Today, the best hopes we have for strengthening our economic prospects lie in sustainability, and that’s why we have written, Sustainable Excellence: The Future of Business in a Fast-Changing World, which is published today.
In our book, we argue that sustainable excellence will be the defining feature of successful businesses over the coming quarter-century. The business environment has changed rapidly in the past decade, and these changes have only accelerated since the Great Recession hit two years ago. Businesses today face a world that is more global, resource-constrained, interconnected, and transparent than ever before. This presents unprecedented opportunities for the companies that embrace these changes, and turn them to their — and our — advantage.
We see five principles of sustainable excellence, which are crucial ingredients of business strategy to navigate our changing world and deliver prosperity that can, in the literal sense, be sustained.
The five principles you’ll read about in our book are:
1. Think big—create business strategies to meet big global challenges: The world is looking for solutions to big questions, like how to shift to low-carbon prosperity, how to keep economic progress going in water-stressed areas, and how to deliver dignified livelihoods for nine billion people by 2050. Sustainability provides an urgent and compelling mission for every company. For creative companies, this presents a wide-open playing field, and it is why companies like GE have made health and the environment core parts of their strategy. IBM is making “smarter cities” a critical foundation of its strategy. And while business cannot—and should not—be the sole answer to our most pressing public needs, we stand a much better chance of tacking them with business as an active and creative partner.
2. Use sustainability to drive innovation: Companies are taking on these challenges is by using sustainability as a “design brief” for its innovation laboratories. Best Buy is experimenting with e-bikes, car charging stations, and home energy management. And new companies like Method are building entire companies around product design principles focused directly on increasing health and decreasing chemical use. These companies, and many others, know that they can grow the top line by thinking about sustainability as a catalyst of growth, not a barrier.

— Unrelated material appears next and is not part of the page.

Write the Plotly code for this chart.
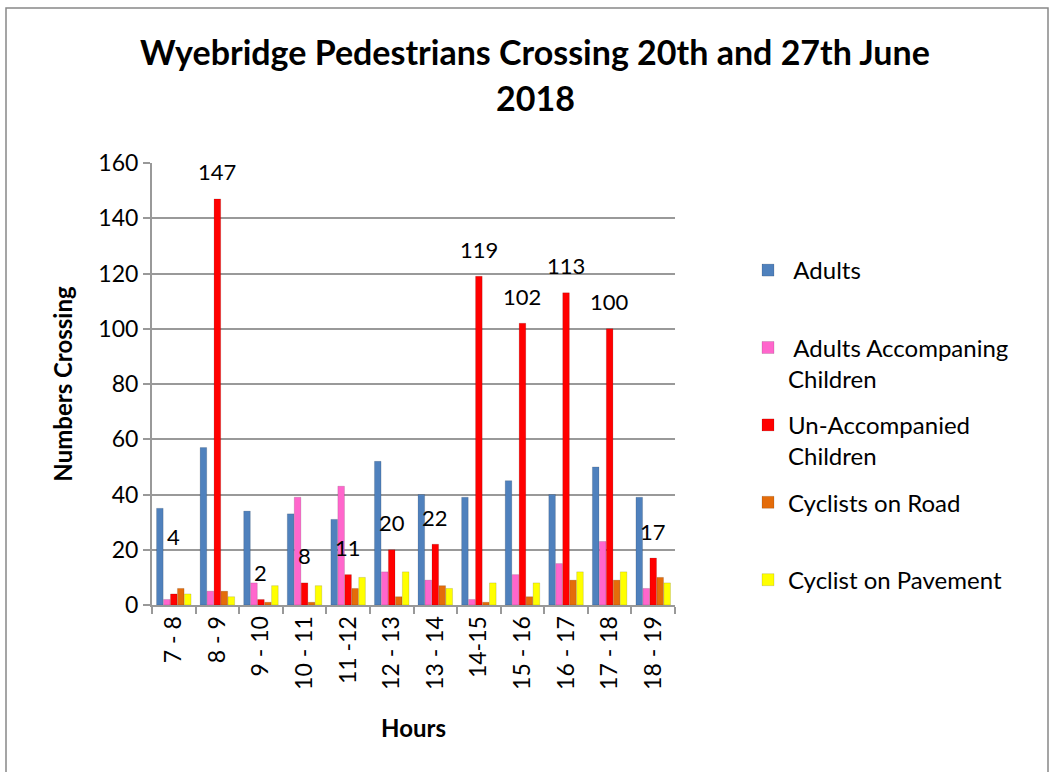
import plotly.graph_objects as go

hours = ["7 - 8", "8 - 9", "9 - 10", "10 - 11", "11 -12", "12 - 13", "13 - 14",
         "14-15", "15 - 16", "16 - 17", "17 - 18", "18 - 19"]
adults = [35, 57, 34, 33, 31, 52, 40, 39, 45, 40, 50, 39]
adults_acc_children = [2, 5, 8, 39, 43, 12, 9, 2, 11, 15, 23, 6]
unaccompanied_children = [4, 147, 2, 8, 11, 20, 22, 119, 102, 113, 100, 17]
cyclists_road = [6, 5, 1, 1, 6, 3, 7, 1, 3, 9, 9, 10]
cyclists_pavement = [4, 3, 7, 7, 10, 12, 6, 8, 8, 12, 12, 8]

series = [
    (" Adults<br> ", adults, "#4F81BD"),
    (" Adults Accompaning<br>Children", adults_acc_children, "#FF66CC"),
    ("Un-Accompanied<br>Children", unaccompanied_children, "#FF0000"),
    ("Cyclists on Road<br> ", cyclists_road, "#E46C0A"),
    ("Cyclist on Pavement<br> ", cyclists_pavement, "#FFFF00"),
]

FONT = "Lato, Open Sans, sans-serif"
W, H = 1054, 772
L, R, T, B = 152, 675, 163, 605

def px(x):
    return (x - L) / (R - L)

def py(y):
    return (B - y) / (B - T)

fig = go.Figure()
for name, vals, col in series:
    fig.add_trace(go.Bar(
        x=hours, y=vals, name=name, legendgroup=name,
        marker=dict(color=col, line=dict(color="rgba(0,0,0,0.25)", width=0.5)),
    ))

annotations = []
for i, (h, v) in enumerate(zip(hours, unaccompanied_children)):
    annotations.append(dict(
        x=h, y=v, xref="x", yref="y", text=str(v), showarrow=False,
        xanchor="center", yanchor="middle",
        yshift=57 if i == 0 else 27, font=dict(family=FONT, size=22, color="black"),
    ))

annotations += [
    dict(x=px(535), y=py(51), xref="paper", yref="paper", showarrow=False,
         xanchor="center", yanchor="middle",
         text="<b>Wyebridge Pedestrians Crossing 20th and 27th June</b>",
         font=dict(family=FONT, size=34, color="black")),
    dict(x=px(535), y=py(97), xref="paper", yref="paper", showarrow=False,
         xanchor="center", yanchor="middle",
         text="<b>2018</b>", font=dict(family=FONT, size=34, color="black")),
]

fig.update_layout(
    width=W, height=H,
    margin=dict(l=L, r=W - R, t=T, b=H - B, autoexpand=False),
    paper_bgcolor="white", plot_bgcolor="white",
    barmode="group", bargap=0.2, bargroupgap=0.05,
    font=dict(family=FONT, size=22, color="black"),
    showlegend=True,
    legend=dict(x=px(748), y=py(248), xanchor="left", yanchor="top",
                font=dict(family=FONT, size=24), valign="top",
                tracegroupgap=12, itemclick=False),
    annotations=annotations,
    shapes=[dict(type="rect", xref="paper", yref="paper",
                 x0=px(6), x1=px(1048), y0=py(790), y1=py(8),
                 line=dict(color="#888888", width=1.5))],
    xaxis=dict(
        type="category", showline=True, linecolor="#999999", linewidth=2,
        ticks="outside", tickson="boundaries", ticklen=7, tickcolor="#999999",
        tickwidth=2, tickangle=-90, tickfont=dict(family=FONT, size=23),
        title=dict(text="<b>Hours</b>", font=dict(family=FONT, size=24), standoff=31),
        showgrid=False,
    ),
    yaxis=dict(
        range=[0, 160], dtick=20, showline=True, linecolor="#999999", linewidth=2,
        ticks="outside", ticklen=7, tickcolor="#999999", tickwidth=2,
        gridcolor="#999999", gridwidth=2, zeroline=False,
        tickfont=dict(family=FONT, size=23),
        title=dict(text="<b>Numbers Crossing</b>", font=dict(family=FONT, size=24), standoff=19),
    ),
)

fig.write_html("out.html", config={"displayModeBar": False},
               post_script="document.body.style.margin='0';")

3. Set the right incentives—internally and externally: Companies are economic entities that respond to incentives. Too often, however, these incentives point in the wrong direction. That is starting to change. In the public sphere, business leaders like Jim Rogers of Duke Energy are strongly advocating a price on carbon to speed the transition to a sustainable energy mix. Inside companies, boards are increasingly using sustainability performance as one criterion for executive compensation.
4. Embrace the transparent world, and collaborate: Before the internet era, transparency and collaboration were values: today they are conditions. Companies are surrounded by windows, not walls. Those that have figured this out are poised to zoom ahead. Nike launched the Green Xchange, a web-based platform for open innovation of more sustainable products, where intellectual property is shared widely. Walmart is creating a Sustainability Consortium, a business/civil society/academic collaboration to create models for measuring product sustainability. And thousands of companies now report publicly on their performance on human rights, carbon reduction, and diversity. This will only continue to grow.
5. Make consumers your partners: In the final analysis, much depends on whether we can shift away from a consumption-based economy. Simply put, the planet has insufficient resources to extend US-style consumption across the globe. If we as consumers don’t change our habits, none of this may matter. And for consumers to change habits, companies have to provide alternatives. Companies like Levi Strauss & Co. and Unilever are trying to make this happen, making radical reductions in the resources needed to make their products while guiding consumers with information about how they use products to save money and save energy.
We wrote this book because we see a world of possibilities for companies that make the transition to sustainable excellence. Indeed, we believe that in ten years, the principles of sustainable excellence will in fact be, simply, about excellence. And even more, we believe these are principles that have the potential to usher in a period of innovative economic vitality that will raise living standards all across the globe.